At the beginning of Christian history, when the Holy Spirit descended upon the disciples on the Day of Pentecost, “the nascent Church received the strength to accomplish the mission entrusted to her by the risen Lord: that of spreading the Gospel, the good news of the Kingdom of God, to the ends of the earth, and thus leading all men and women to meet Him, to the faith which saves. … Thus began the journey of the Church, the community which carries this message though time and space, the community which is the People of God”, whose members “do not belong to a particular social or ethnic group but are men and women from all nations and cultures. They are a ‘catholic’ people who speak new languages, who are open to welcoming everyone, beyond all confines, who break down all barriers”.
“Ever since the beginning, then, the Church has been the place of faith, the place where faith is transmitted. … The life of the Church, the announcement of the Word of God and the celebration of the Sacraments form an unbroken chain which has come down to us and which we call Tradition.
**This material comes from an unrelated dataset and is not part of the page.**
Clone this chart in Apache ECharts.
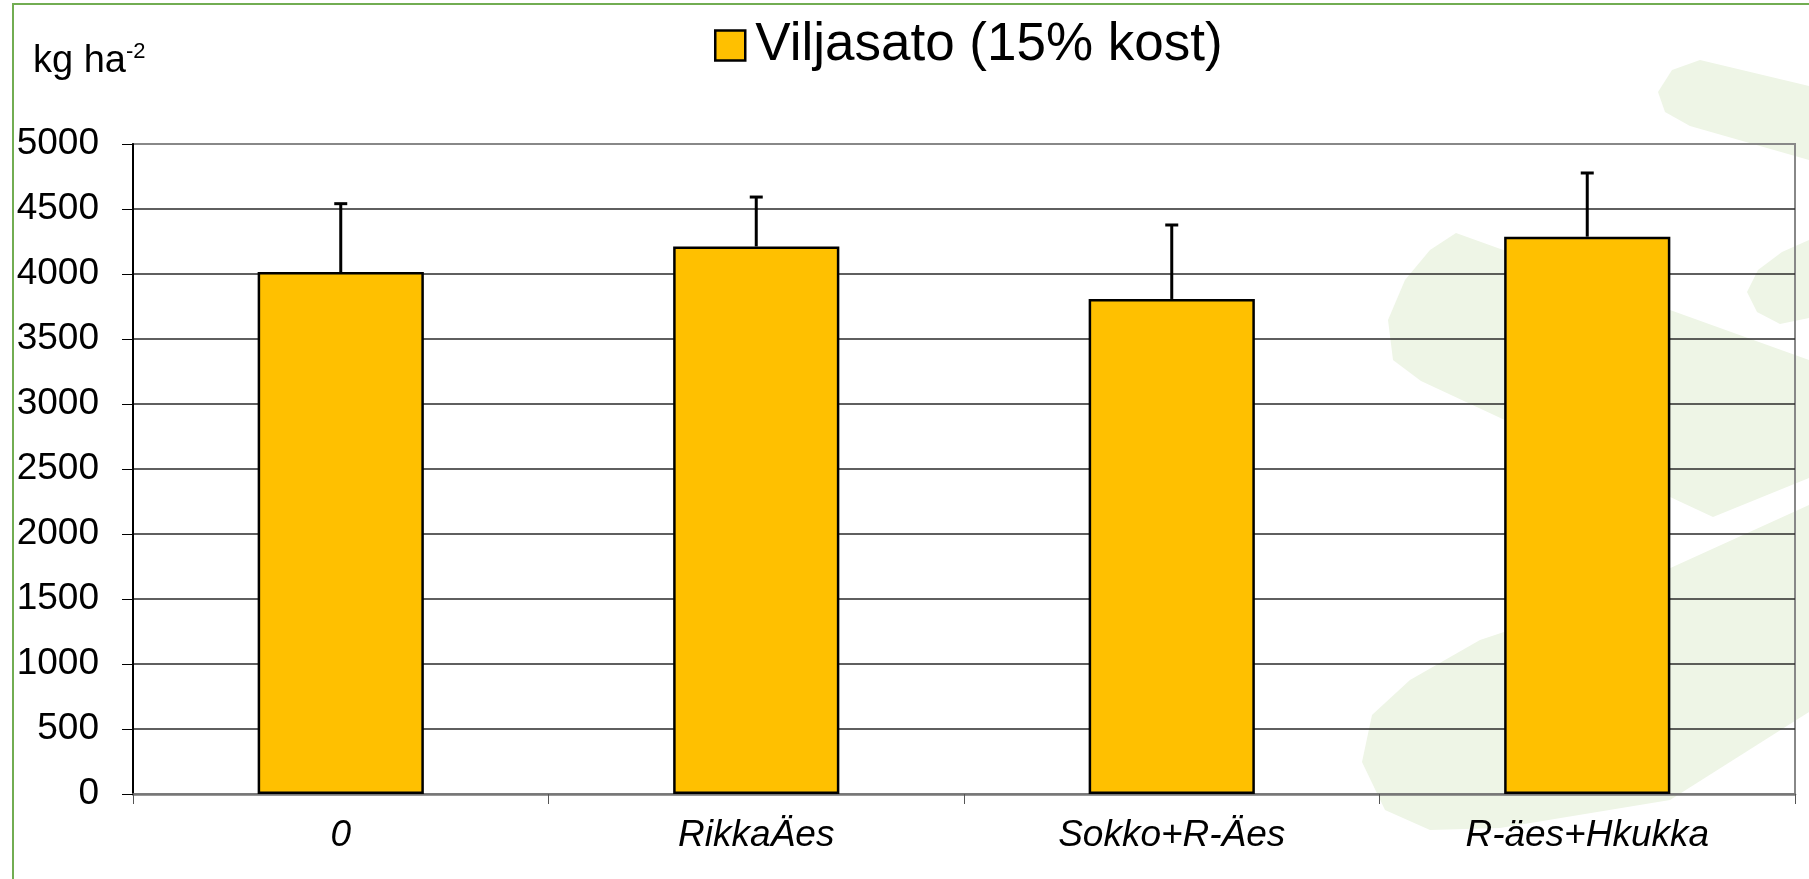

This gives us the guarantee that what we believe is Christ’s original message, as preached by the Apostles. … It is in the ecclesial community that personal faith grows and matures”.
In this context the Pope explained how, in the New Testament, the word “saints” is used to refer to Christians as a whole. “Certainly”, he said, “not all of them had the qualities necessary to be declared saints by the Church”. The name “saint” meant that “those who had faith … in the risen Christ were called to become a point of reference for all the others, and to bring them into contact with the Person and Message of Jesus Who revealed the face of the living God. … This also holds true for us. A Christian who allows himself to be guided and molded by the faith of the Church, despite his weaknesses, limitations and difficulties, becomes a window open to the light of the living God, receiving this light and transmitting it to the world”.
“The tendency, so widespread today, to relegate the faith to the private sphere contradicts its very nature. … We need the Church in order for our faith to be confirmed and to experience the gifts of God together . … In a world in which individualism seems to regulate dealings between people, making them ever more fragile, the faith calls us to be People of God, to be Church, bearers of the love and communion of God for the entire human race”, the Holy Father concluded.